Question

*Huntingdon's disease is a fatal disorder characterized by progressive deterioration of the nervous system. The symptoms of this disease usually begin to develop in middle age. It is caused by a dominant allele (H). A man heterozygous for the Huntington's allele marries a woman who has the homozygous recessive genotype. They plan to have children. What is the probability that they will have a child who develops Huntington's disease later in life? Use a Punnett Square to help answer the question.

Answer 1

Using a Punnett square, we can determine that a child of a heterozygous man (Hh) for Huntington's disease and a homozygous recessive woman (hh) has a 50% chance of inheriting the disease.

Step-by-step explanation:

Probability of Inheriting Huntington's Disease

Huntington's disease is caused by a dominant allele (H) and is characterized by progressive deterioration of the nervous system. Since Huntington's is an autosomal dominant disorder, a person needs only one copy of the defective allele to express the disease. Given that a heterozygous man (Hh) mates with a homozygous recessive woman (hh), we can predict the inheritance pattern of their offspring using a Punnett square:

• Man (Hh): Heterozygous genotype, carries one dominant Huntington allele (H) and one normal allele (h).
• Woman (hh): Homozygous recessive genotype, carries two normal alleles (hh).

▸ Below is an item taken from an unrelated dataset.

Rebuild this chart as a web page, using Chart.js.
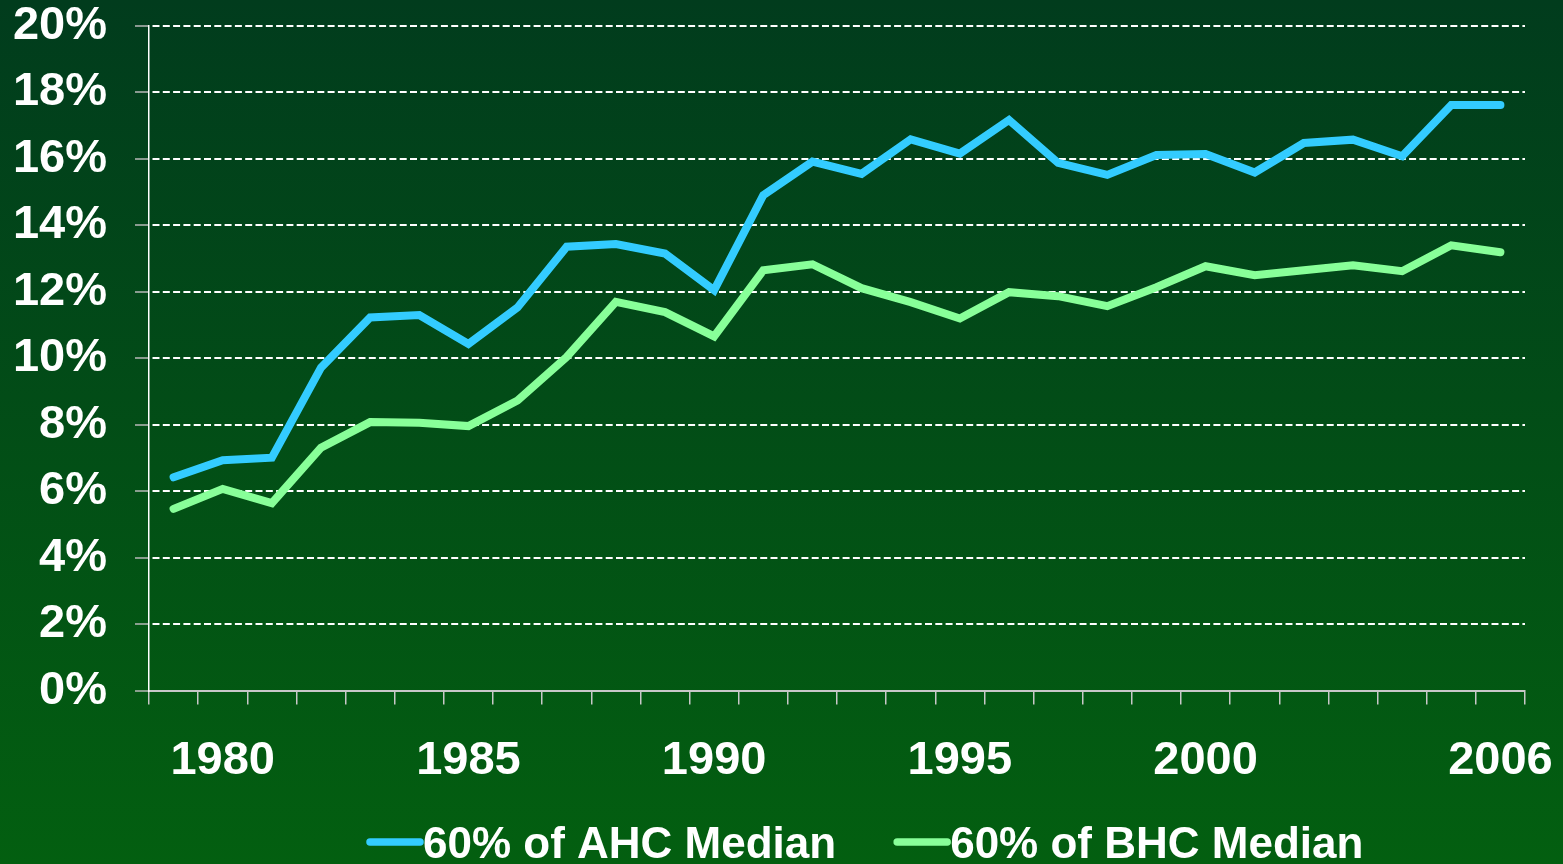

A Punnett square allows us to visualize the genotypic possibilities for their children:

• Hh (Heterozygous: Carries the Huntington's disease allele) - 50% chance
• hh (Homozygous recessive: Does not carry the disease allele) - 50% chance

Therefore, there is a 50% chance that a child of this couple will develop Huntington's disease later in life, since they have a 50% chance of receiving the dominant Huntington allele from their father.